— start DATASET EXTRACT —

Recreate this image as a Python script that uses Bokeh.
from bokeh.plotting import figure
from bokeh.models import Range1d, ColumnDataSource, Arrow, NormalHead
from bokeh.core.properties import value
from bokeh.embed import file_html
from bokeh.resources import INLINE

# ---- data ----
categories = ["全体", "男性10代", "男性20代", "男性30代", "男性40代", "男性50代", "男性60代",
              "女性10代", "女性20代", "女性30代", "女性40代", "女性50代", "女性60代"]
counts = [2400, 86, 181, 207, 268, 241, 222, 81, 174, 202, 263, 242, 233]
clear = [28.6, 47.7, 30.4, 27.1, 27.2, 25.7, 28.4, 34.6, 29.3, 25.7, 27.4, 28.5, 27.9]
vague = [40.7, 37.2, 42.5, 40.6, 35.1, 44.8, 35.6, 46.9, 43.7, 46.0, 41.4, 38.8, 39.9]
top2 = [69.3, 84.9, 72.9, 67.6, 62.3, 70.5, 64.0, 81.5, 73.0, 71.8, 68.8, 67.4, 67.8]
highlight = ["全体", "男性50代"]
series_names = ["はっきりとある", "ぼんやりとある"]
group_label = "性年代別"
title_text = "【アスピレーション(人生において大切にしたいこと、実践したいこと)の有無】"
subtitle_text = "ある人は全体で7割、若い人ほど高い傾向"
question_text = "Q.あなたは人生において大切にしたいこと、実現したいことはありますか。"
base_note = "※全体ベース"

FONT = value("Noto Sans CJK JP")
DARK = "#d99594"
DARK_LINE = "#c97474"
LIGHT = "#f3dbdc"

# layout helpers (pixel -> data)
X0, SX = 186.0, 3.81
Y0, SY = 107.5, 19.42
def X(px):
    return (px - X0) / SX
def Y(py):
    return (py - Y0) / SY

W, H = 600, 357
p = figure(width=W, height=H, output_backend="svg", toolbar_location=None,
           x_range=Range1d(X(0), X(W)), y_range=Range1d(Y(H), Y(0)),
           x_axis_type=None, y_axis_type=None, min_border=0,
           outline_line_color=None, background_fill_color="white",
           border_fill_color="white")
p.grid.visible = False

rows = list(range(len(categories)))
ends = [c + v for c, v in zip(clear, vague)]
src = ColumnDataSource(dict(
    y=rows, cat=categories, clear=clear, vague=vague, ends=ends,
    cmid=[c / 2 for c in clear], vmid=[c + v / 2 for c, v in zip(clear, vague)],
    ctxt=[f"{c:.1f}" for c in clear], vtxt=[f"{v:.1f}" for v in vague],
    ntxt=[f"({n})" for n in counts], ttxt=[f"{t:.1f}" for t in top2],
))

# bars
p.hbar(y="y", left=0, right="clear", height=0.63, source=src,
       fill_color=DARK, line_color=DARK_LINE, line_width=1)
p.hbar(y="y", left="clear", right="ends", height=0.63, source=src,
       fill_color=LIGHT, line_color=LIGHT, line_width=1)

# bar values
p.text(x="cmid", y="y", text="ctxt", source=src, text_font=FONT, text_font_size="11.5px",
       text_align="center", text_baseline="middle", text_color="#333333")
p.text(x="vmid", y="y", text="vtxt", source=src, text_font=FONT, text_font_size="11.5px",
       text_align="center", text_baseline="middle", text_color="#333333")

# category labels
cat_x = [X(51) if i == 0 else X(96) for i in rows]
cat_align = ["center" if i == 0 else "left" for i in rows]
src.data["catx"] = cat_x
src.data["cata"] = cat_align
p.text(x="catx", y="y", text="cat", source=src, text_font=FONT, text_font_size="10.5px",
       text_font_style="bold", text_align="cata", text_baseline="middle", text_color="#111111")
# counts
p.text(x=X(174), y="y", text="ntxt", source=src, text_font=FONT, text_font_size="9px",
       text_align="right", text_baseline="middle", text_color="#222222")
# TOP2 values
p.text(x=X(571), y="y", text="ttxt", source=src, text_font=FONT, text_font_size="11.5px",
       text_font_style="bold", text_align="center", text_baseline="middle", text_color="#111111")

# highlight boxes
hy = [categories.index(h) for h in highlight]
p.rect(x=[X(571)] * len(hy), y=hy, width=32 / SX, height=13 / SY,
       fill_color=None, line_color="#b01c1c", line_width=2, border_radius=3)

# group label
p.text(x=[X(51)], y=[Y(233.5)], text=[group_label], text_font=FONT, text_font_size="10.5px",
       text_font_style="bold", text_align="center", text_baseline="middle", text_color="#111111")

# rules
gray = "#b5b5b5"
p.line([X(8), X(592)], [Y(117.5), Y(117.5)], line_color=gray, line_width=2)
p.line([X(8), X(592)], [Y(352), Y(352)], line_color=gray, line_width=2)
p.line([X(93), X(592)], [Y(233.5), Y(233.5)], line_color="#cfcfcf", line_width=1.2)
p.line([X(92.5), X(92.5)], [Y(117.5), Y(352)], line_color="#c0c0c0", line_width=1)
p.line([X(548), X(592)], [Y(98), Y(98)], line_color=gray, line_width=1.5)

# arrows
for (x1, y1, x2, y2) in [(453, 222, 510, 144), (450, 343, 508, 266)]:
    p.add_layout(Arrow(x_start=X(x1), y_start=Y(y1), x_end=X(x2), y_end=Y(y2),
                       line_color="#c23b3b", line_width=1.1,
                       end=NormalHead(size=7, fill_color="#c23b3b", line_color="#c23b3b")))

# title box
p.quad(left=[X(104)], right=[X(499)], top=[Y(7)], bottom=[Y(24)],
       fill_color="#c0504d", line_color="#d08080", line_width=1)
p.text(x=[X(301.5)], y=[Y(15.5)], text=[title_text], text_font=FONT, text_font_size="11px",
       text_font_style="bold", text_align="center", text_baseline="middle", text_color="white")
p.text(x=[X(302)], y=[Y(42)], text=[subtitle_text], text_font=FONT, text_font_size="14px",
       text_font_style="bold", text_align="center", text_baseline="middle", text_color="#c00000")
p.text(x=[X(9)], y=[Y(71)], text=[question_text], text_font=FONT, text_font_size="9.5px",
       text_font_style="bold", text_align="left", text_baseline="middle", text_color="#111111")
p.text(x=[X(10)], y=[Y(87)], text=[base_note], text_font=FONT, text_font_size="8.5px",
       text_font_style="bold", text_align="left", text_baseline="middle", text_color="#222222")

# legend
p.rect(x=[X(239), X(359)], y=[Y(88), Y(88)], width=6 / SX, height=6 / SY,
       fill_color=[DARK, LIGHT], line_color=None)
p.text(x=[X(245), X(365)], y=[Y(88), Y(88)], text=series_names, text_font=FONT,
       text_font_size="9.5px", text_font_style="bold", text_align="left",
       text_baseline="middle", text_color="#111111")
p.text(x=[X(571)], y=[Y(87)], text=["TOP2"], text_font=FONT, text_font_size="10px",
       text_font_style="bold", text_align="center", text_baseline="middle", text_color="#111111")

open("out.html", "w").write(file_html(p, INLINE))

— end DATASET EXTRACT —
— start DATASET EXTRACT —

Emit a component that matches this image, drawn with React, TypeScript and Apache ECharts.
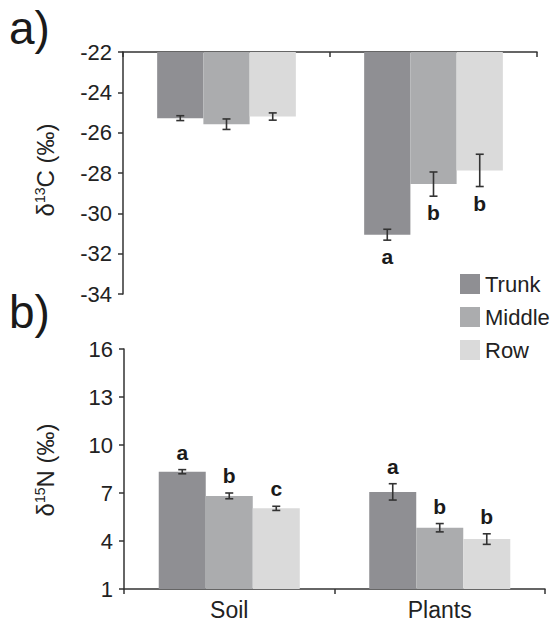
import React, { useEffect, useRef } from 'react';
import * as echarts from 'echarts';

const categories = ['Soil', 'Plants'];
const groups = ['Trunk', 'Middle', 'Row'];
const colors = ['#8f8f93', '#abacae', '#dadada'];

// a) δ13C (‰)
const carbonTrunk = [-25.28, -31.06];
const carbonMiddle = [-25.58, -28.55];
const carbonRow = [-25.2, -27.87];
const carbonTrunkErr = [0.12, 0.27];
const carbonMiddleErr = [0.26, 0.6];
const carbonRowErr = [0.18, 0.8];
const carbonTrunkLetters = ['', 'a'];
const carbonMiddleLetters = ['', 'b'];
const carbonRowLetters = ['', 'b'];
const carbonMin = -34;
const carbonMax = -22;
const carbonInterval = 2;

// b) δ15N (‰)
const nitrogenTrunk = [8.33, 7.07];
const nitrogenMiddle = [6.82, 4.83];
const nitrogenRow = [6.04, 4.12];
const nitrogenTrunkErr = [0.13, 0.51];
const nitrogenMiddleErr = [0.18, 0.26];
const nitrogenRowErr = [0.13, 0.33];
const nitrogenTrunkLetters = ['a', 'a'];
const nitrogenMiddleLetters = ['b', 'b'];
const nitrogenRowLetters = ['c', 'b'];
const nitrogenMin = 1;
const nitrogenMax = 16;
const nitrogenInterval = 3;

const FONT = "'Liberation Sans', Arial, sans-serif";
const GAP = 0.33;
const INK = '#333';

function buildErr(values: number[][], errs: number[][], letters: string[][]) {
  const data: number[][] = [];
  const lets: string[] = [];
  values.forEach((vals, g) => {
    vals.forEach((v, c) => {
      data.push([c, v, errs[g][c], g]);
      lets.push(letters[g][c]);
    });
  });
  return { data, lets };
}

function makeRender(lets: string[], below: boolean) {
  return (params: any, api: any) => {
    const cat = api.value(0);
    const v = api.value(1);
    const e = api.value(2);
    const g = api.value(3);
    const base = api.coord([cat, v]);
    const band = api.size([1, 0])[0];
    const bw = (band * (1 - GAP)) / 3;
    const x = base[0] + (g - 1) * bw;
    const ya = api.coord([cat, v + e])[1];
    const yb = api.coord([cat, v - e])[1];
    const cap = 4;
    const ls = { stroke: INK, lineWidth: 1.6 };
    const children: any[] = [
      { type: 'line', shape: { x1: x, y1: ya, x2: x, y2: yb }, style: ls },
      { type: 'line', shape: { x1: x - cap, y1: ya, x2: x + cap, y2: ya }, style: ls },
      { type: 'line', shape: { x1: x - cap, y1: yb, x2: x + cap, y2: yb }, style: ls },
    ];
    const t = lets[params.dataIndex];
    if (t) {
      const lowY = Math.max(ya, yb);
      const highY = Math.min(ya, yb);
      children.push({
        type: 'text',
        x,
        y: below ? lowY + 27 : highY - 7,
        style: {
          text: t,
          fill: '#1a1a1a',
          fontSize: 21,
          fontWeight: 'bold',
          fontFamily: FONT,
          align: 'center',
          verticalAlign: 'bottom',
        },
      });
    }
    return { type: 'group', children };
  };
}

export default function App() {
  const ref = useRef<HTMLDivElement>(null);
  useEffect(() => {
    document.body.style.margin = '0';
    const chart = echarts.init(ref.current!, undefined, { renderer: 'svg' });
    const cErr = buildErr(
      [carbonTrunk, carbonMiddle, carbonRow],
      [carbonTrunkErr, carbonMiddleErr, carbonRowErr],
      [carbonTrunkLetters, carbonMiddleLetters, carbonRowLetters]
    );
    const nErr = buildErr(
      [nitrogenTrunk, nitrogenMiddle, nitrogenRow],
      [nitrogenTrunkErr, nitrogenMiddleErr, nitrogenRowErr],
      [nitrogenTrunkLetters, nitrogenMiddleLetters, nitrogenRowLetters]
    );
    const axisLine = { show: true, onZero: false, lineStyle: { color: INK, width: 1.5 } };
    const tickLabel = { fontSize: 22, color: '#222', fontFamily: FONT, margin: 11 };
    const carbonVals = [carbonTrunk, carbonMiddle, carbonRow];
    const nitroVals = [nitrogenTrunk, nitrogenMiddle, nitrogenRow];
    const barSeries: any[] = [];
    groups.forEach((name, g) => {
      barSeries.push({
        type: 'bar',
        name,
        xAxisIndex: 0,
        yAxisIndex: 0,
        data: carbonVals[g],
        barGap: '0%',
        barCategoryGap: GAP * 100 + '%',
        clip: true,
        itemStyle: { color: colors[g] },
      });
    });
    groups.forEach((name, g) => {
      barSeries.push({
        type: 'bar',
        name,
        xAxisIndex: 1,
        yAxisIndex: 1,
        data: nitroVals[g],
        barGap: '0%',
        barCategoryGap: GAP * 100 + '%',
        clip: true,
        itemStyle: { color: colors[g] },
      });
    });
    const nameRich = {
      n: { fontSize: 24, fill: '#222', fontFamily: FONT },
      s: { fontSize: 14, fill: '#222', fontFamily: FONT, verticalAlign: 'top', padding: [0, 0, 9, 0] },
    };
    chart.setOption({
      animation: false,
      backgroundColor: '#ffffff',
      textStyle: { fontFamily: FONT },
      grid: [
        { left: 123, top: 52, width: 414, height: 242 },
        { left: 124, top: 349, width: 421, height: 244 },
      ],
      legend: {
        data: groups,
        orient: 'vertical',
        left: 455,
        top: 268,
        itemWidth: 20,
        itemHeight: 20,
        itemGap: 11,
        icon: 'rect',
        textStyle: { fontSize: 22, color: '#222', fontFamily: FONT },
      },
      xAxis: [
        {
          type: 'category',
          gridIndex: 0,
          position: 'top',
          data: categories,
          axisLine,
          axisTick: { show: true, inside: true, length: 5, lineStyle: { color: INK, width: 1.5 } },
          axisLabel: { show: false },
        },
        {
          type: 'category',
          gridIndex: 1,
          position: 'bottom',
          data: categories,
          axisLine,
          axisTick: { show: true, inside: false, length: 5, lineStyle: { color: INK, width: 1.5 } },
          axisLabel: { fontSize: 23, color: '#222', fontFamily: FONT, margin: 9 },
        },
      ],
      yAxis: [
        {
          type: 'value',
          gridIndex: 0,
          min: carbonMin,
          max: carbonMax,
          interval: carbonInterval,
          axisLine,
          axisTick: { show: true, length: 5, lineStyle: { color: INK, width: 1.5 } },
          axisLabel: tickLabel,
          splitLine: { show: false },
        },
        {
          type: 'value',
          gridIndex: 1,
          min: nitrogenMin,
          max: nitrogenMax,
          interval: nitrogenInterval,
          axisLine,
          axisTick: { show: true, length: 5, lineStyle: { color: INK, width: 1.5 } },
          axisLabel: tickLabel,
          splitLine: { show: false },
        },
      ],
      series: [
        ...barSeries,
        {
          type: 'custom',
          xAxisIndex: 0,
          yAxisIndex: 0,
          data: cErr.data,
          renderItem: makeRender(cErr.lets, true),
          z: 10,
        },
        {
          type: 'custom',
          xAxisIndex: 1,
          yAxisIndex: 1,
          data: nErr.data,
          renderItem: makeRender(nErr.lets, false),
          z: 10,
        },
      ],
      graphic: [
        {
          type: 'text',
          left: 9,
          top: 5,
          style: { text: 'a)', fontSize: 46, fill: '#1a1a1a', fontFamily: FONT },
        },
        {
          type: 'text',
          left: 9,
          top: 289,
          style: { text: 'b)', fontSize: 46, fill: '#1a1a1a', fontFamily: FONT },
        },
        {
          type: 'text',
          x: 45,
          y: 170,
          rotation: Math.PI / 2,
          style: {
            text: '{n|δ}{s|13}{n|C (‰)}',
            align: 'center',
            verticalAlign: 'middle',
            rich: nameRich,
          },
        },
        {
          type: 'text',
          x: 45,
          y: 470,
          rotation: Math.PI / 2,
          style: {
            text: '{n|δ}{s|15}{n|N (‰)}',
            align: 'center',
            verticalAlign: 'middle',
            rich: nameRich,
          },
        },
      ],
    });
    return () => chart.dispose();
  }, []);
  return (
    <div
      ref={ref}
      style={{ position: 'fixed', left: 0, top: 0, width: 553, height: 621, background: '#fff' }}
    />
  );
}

— end DATASET EXTRACT —

=== WHAT IS BEING ASKED ===
From the records above, extract exactly and only the lines that begin at the line with "Recreate this image" and stop after the line with "from bokeh.resources import INLINE".

=== WRITTEN ANSWER ===
Recreate this image as a Python script that uses Bokeh.
from bokeh.plotting import figure
from bokeh.models import Range1d, ColumnDataSource, Arrow, NormalHead
from bokeh.core.properties import value
from bokeh.embed import file_html
from bokeh.resources import INLINE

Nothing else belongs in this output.